How close to autonomous driving?

Lane departure warning camera BMW 7 SeriesHow far are we from self-driving cars, also called autonomous driving or driverless cars? The car as chauffeur that drives you anywhere on any kind of roadway is beyond the horizon. The more limited but useful vision announced by Ford could well happen this decade. The car pilots itself on a limited-access road with no driveways, no pedestrians, no bicyclists, and no animals. The road might be the HOV lane of an existing highway. Driven and self-driving cars can share the same road. The road would need well-defined lane markings. Then it’s a comparatively simple matter, as self-driving goes, to adapt the available lane departure warning (LDW) and lane keep assist (LKA) cameras, and adaptive cruise control (ACC) radars. LKA currently nudges a car back into lane when it veers onto a lane boundary; a self-driving car would use LKA to recenter the car as soon as it’s no longer exactly in the middle of the lane. ACC keeps pace with the car in front.
Blind spot detection that alerts drivers to cars behind or alongside would be employed to tell the car if it could swerve into an adjacent lane in emergency. In this first stage, a driver would still be behind the wheel and would have to be paying attention, more or less, but couldn’t be napping. The cameras would have to see far enough ahead to know there’s a problem and give the driver a couple seconds to take over. Some automakers are using rear-facing cameras for LDW/LKA to save costs; that would have to change. Even if it works, it’s going to sound indefensible in court in the very first lawsuit: “Did you tell the court, Mr. Chief Engineer, that for cars moving forward under their own control, you have the cameras facing backwards?”
There are still many problems to solve. Google in a recent blog said it needs to build its ability to self-drive when snow covers road markings. The same would hold for fog and heavy rain. Not to mention highways with worn-out pavement markers.

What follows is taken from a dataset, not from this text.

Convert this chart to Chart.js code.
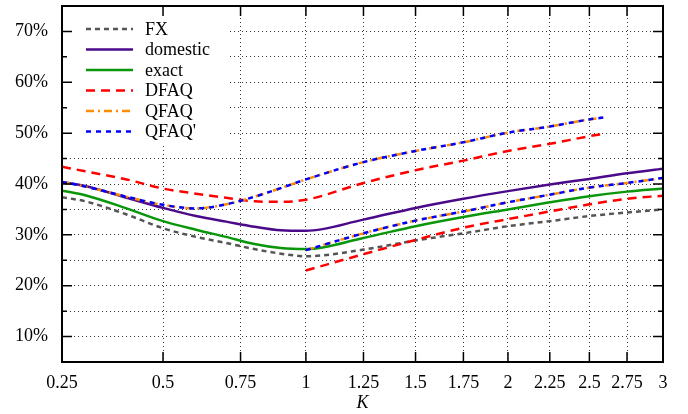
<!DOCTYPE html>
<html>
<head>
<meta charset="utf-8">
<script src="https://cdn.jsdelivr.net/npm/chart.js@4/dist/chart.umd.min.js"></script>
<style>
  html, body { margin: 0; padding: 0; background: #fff; }
</style>
</head>
<body>
<canvas id="myChart" width="688" height="414"></canvas>
<script>
// tick positions on the K axis (axis is drawn on a sqrt(K) scale)
const kTicks = [0.25, 0.5, 0.75, 1, 1.25, 1.5, 1.75, 2, 2.25, 2.5, 2.75, 3];
const kTickLabels = ['0.25', '0.5', '0.75', '1', '1.25', '1.5', '1.75', '2', '2.25', '2.5', '2.75', '3'];

// full range K grid
const kAll = [0.25, 0.3, 0.4, 0.5, 0.6, 0.7, 0.8, 0.9, 1, 1.25, 1.5, 1.75, 2, 2.25, 2.5, 2.75, 3];
const fx = [37.4, 36.6, 34.0, 31.3, 29.6, 28.4, 27.2, 26.3, 25.8, 27.1, 28.9, 30.3, 31.7, 32.7, 33.7, 34.4, 35.0];
const domestic = [40.4, 39.6, 37.3, 35.3, 33.7, 32.6, 31.6, 30.9, 30.8, 33.0, 35.3, 37.1, 38.6, 39.9, 41.0, 42.1, 43.0];
const exact = [38.7, 37.8, 35.2, 32.7, 31.0, 29.6, 28.2, 27.4, 27.2, 29.4, 31.7, 33.5, 35.0, 36.4, 37.6, 38.5, 39.1];

// upper branch (ends at K = 2.6) and lower branch (starts at K = 1)
const kUpper = [0.25, 0.3, 0.4, 0.5, 0.6, 0.7, 0.8, 0.9, 1, 1.25, 1.5, 1.75, 2, 2.25, 2.5, 2.6];
const kLower = [1, 1.25, 1.5, 1.75, 2, 2.25, 2.5, 2.75, 3];
const dfaqUpper = [43.4, 42.5, 40.9, 39.1, 38.1, 37.3, 36.6, 36.5, 36.9, 40.2, 42.7, 44.6, 46.5, 47.9, 49.4, 49.9];
const dfaqLower = [23.0, 26.2, 29.0, 31.4, 33.1, 34.6, 36.0, 37.1, 37.7];
const qfaqUpper = [40.4, 39.5, 37.5, 35.9, 35.2, 36.0, 37.5, 39.2, 40.9, 44.3, 46.5, 48.2, 50.1, 51.3, 52.7, 53.1];
const qfaqLower = [27.0, 30.3, 32.8, 34.6, 36.4, 37.9, 39.3, 40.2, 41.2];

const FONT = '"Liberation Serif", "Times New Roman", serif';

const pts = (ks, vs) => ks.map((k, i) => ({ x: Math.sqrt(k), y: vs[i] }));
const branches = (ka, va, kb, vb) => [...pts(ka, va), { x: 1, y: null }, ...pts(kb, vb)];

const main = () => {
  const ctx = document.getElementById('myChart').getContext('2d');

  const datasets = [
    { label: 'FX', data: pts(kAll, fx), borderColor: '#555555', borderDash: [5, 4] },
    { label: 'domestic', data: pts(kAll, domestic), borderColor: '#4b0a8a', borderDash: [] },
    { label: 'exact', data: pts(kAll, exact), borderColor: '#0a960a', borderDash: [] },
    { label: 'DFAQ', data: branches(kUpper, dfaqUpper, kLower, dfaqLower), borderColor: '#ff0000', borderDash: [9, 6] },
    { label: 'QFAQ', data: branches(kUpper, qfaqUpper, kLower, qfaqLower), borderColor: '#ff8c00', borderDash: [8, 4, 2, 4] },
    { label: "QFAQ'", data: branches(kUpper, qfaqUpper, kLower, qfaqLower), borderColor: '#0000ff', borderDash: [5, 5] },
  ].map((d, i) => ({
    ...d,
    borderWidth: 2.5,
    pointRadius: 0,
    fill: false,
    spanGaps: false,
    cubicInterpolationMode: 'monotone',
    order: 10 - i,
  }));

  // white legend box, frame and inward tick marks (gnuplot look)
  const decor = {
    id: 'decor',
    beforeDatasetsDraw(chart) {
      const { ctx, chartArea: a } = chart;
      ctx.save();
      ctx.fillStyle = '#fff';
      ctx.fillRect(a.left + 1, a.top + 1, 166, 136);
      ctx.restore();
    },
    afterDatasetsDraw(chart) {
      const { ctx, chartArea: a, scales } = chart;
      ctx.save();
      // legend
      const lx = a.left + 24, ly = a.top + 23, step = 20.5;
      chart.data.datasets.forEach((d, i) => {
        const y = ly + i * step;
        ctx.beginPath();
        ctx.strokeStyle = d.borderColor;
        ctx.lineWidth = d.borderWidth;
        ctx.setLineDash(d.borderDash);
        ctx.moveTo(lx, y);
        ctx.lineTo(lx + 47, y);
        ctx.stroke();
        ctx.setLineDash([]);
        ctx.fillStyle = '#000';
        ctx.font = '18px ' + FONT;
        ctx.textBaseline = 'middle';
        ctx.textAlign = 'left';
        ctx.fillText(d.label, lx + 59, y + 1);
      });
      // ticks
      ctx.strokeStyle = '#000';
      ctx.lineWidth = 1.5;
      ctx.beginPath();
      kTicks.forEach(k => {
        const x = scales.x.getPixelForValue(Math.sqrt(k));
        ctx.moveTo(x, a.bottom); ctx.lineTo(x, a.bottom - 10);
        ctx.moveTo(x, a.top); ctx.lineTo(x, a.top + 10);
      });
      scales.y.ticks.forEach(t => {
        const y = scales.y.getPixelForValue(t.value);
        const len = t.value % 10 === 0 ? 10 : 5;
        ctx.moveTo(a.left, y); ctx.lineTo(a.left + len, y);
        ctx.moveTo(a.right, y); ctx.lineTo(a.right - len, y);
      });
      ctx.stroke();
      // frame
      ctx.lineWidth = 2;
      ctx.strokeRect(a.left, a.top, a.right - a.left, a.bottom - a.top);
      ctx.restore();
    },
  };

  const config = {
    type: 'line',
    data: { datasets },
    plugins: [decor],
    options: {
      responsive: false,
      animation: false,
      devicePixelRatio: 1,
      layout: { padding: { left: 0, right: 25, top: 6, bottom: 0 } },
      plugins: {
        legend: { display: false },
        tooltip: { enabled: false },
      },
      scales: {
        x: {
          type: 'linear',
          min: Math.sqrt(0.25),
          max: Math.sqrt(3),
          afterBuildTicks: s => { s.ticks = kTicks.map(k => ({ value: Math.sqrt(k) })); },
          afterFit: s => { s.height = 52; s.paddingLeft = 0; s.paddingRight = 0; },
          ticks: {
            autoSkip: false,
            maxRotation: 0,
            padding: 10,
            color: '#000',
            font: { family: FONT, size: 18 },
            callback: (v, i) => kTickLabels[i],
          },
          grid: { color: 'rgba(0,0,0,0.8)', lineWidth: 1, drawTicks: false },
          border: { display: false, dash: [1, 3] },
          title: {
            display: true,
            text: 'K',
            color: '#000',
            font: { family: FONT, size: 18, style: 'italic' },
            padding: { top: 0, bottom: 0 },
          },
        },
        y: {
          min: 5,
          max: 75,
          afterFit: s => { s.width = 62; s.paddingTop = 0; s.paddingBottom = 0; },
          ticks: {
            stepSize: 5,
            autoSkip: false,
            padding: 14,
            color: '#000',
            font: { family: FONT, size: 18 },
            callback: v => (v % 10 === 0 ? v + '%' : ''),
          },
          grid: { color: 'rgba(0,0,0,0.8)', lineWidth: 1, drawTicks: false },
          border: { display: false, dash: [1, 3] },
        },
      },
    },
  };
  new Chart(ctx, config);
};

main();
</script>
</body>
</html>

Negative terrain (a cliff next to a mountain road) remains difficult to sense. It’s much harder to drive on city streets and deal with cars pulling out of driveways, bicyclists, pedestrians jaywalking, traffic lights, and road restriction signs (no left turn 4-6pm).
Self-driving cars would not use some once-promising technologies. The 1990s idea that cars would drive themselves by following magnetic markers in the roadway is deader than Toad the Wet Sprocket. Magnetic guidepaths are working for warehouse automated forklifts and delivery carts.

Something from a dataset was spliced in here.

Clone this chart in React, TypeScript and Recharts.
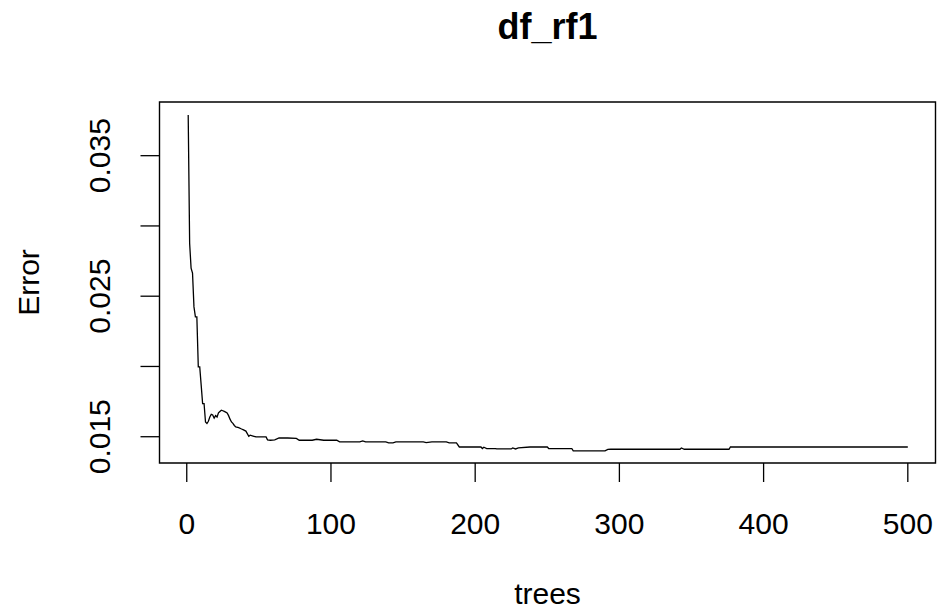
import { LineChart, Line, XAxis, YAxis, ReferenceArea } from "recharts";

// OOB error by number of trees
const trees = [
  1, 2, 3, 4, 5, 6, 7, 8, 9, 10, 11, 12, 13, 14, 15, 16, 17, 18, 19, 20, 21, 22, 23, 24, 25, 26, 27, 28, 29, 30,
  31, 32, 33, 34, 36, 38, 39, 41, 43, 44, 46, 48, 55, 56, 58, 61, 64, 70, 76, 78, 87, 90, 95, 104, 106, 120,
  122, 124, 138, 140, 143, 145, 164, 166, 170, 180, 182, 187, 189, 204, 205, 206, 208, 214, 215, 225, 226,
  228, 230, 238, 250, 251, 267, 268, 290, 292, 294, 342, 343, 345, 376, 377, 500
];
const errors = [
  0.0379, 0.02876, 0.027, 0.02664, 0.02424, 0.02353, 0.02353, 0.01997, 0.01997, 0.01867, 0.01736, 0.01736,
  0.01605, 0.01594, 0.0161, 0.0164, 0.0166, 0.01655, 0.01632, 0.0165, 0.0164, 0.0167, 0.0168, 0.01689,
  0.01685, 0.0168, 0.01675, 0.01669, 0.0165, 0.01625, 0.01605, 0.01595, 0.0158, 0.0157, 0.01565, 0.01555,
  0.01551, 0.0154, 0.01503, 0.01511, 0.01505, 0.01499, 0.01499, 0.01478, 0.01475, 0.01478, 0.01491,
  0.01491, 0.01488, 0.01475, 0.01475, 0.01482, 0.01475, 0.01475, 0.01463, 0.01463, 0.0147, 0.01463,
  0.01463, 0.01456, 0.01456, 0.01463, 0.01463, 0.01458, 0.01463, 0.01463, 0.01456, 0.01456, 0.01427,
  0.01427, 0.01416, 0.01425, 0.01416, 0.01416, 0.01413, 0.01413, 0.0142, 0.01413, 0.0142, 0.01427,
  0.01427, 0.01416, 0.01416, 0.01399, 0.01399, 0.0141, 0.01411, 0.01411, 0.0142, 0.01411, 0.01411,
  0.01427, 0.01427
];

const xTicks = [0, 100, 200, 300, 400, 500];
const yTicks = [0.015, 0.02, 0.025, 0.03, 0.035];
const yLabelled = ["0.015", "0.025", "0.035"];

const data = trees.map((t, i) => ({ trees: t, error: errors[i] }));

const X_DOMAIN: [number, number] = [-18.9, 519.2];
const Y_DOMAIN: [number, number] = [0.01313, 0.03882];
const FONT = "'Liberation Sans', Arial, sans-serif";

function XTick(props: any) {
  const { x, payload } = props;
  return (
    <text x={x} y={533.5} textAnchor="middle" fontSize={30} fontFamily={FONT} fill="#000">
      {payload.value}
    </text>
  );
}

function YTick(props: any) {
  const { y, payload } = props;
  const label = Number(payload.value).toFixed(3);
  if (!yLabelled.includes(label)) return null;
  return (
    <text
      x={110}
      y={y}
      transform={`rotate(-90, 110, ${y})`}
      textAnchor="middle"
      fontSize={30}
      fontFamily={FONT}
      fill="#000"
    >
      {label}
    </text>
  );
}

export default function App() {
  return (
    <div style={{ position: "absolute", left: 0, top: 0, width: 937, height: 616, background: "#fff" }}>
      <LineChart
        width={937}
        height={616}
        data={data}
        margin={{ top: 102, right: 1.5, bottom: 93, left: 0 }}
      >
        <XAxis
          dataKey="trees"
          type="number"
          domain={X_DOMAIN}
          allowDataOverflow
          ticks={xTicks}
          axisLine={false}
          tickLine={{ stroke: "#000", strokeWidth: 1.3 }}
          tickSize={19}
          tick={<XTick />}
          height={60}
          interval={0}
        />
        <YAxis
          type="number"
          domain={Y_DOMAIN}
          allowDataOverflow
          ticks={yTicks}
          axisLine={false}
          tickLine={{ stroke: "#000", strokeWidth: 1.3 }}
          tickSize={19}
          tick={<YTick />}
          width={159.5}
          interval={0}
        />
        <ReferenceArea
          x1={X_DOMAIN[0]}
          x2={X_DOMAIN[1]}
          y1={Y_DOMAIN[0]}
          y2={Y_DOMAIN[1]}
          fill="none"
          fillOpacity={0}
          stroke="#000"
          strokeWidth={1.4}
          ifOverflow="visible"
        />
        <Line
          dataKey="error"
          type="linear"
          stroke="#000"
          strokeWidth={1.3}
          dot={false}
          isAnimationActive={false}
        />
      </LineChart>
      <svg
        width={937}
        height={616}
        style={{ position: "absolute", left: 0, top: 0, pointerEvents: "none" }}
      >
        <text x={547.5} y={39} textAnchor="middle" fontSize={36} fontWeight="bold" fontFamily={FONT} fill="#000">
          df_rf1
        </text>
        <text x={547.5} y={604} textAnchor="middle" fontSize={30} fontFamily={FONT} fill="#000">
          trees
        </text>
        <text
          x={39}
          y={282.5}
          transform="rotate(-90, 39, 282.5)"
          textAnchor="middle"
          fontSize={30}
          fontFamily={FONT}
          fill="#000"
        >
          Error
        </text>
      </svg>
    </div>
  );
}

Self-driving vehicles for the military and industry

Traffic Jam AssistIt’s not clear if a vehicle can drive on highways solely by ultra-precise GPS fixes. For military vehicles in the desert, GPS holds promise. The same is true for mining vehicles. The military also wants self-driving vehicles with no humans aboard for battlefield situations — think drones on wheels or tracks. They don’t fall asleep and don’t require funerals.
Follow-the-leader self-driving hold promises on public roads and for the military. The first vehicle in a convoy could be driven by a human and the following vehicles would only need to follow the leader.

The green angle

The environmental angle may be the one that moves states to approve autonomous driving roads. In announcing Traffic Jam System, its initial self-driving effort, Ford says rush hour travel times could be reduced 38%, more cars can travel a roadway per hour, and fuel economy goes up. That’s even on a roadway with a mix of self-driving and human-driven cars. The self-driving cars are better able to modulate their speed, notice slowdowns up ahead, not not make sudden stops because of misjudged distances. They act as shock absorbers between driven cars. Automakers might be able to get higher EPA mileage ratings numbers on cars with something like Traffic Jam Assist. They already get EPA fuel economy ratings credits for things a vehicle might do, such as being able to run on E85 (85% ethanol, 15% gasoline) even if it never uses E85.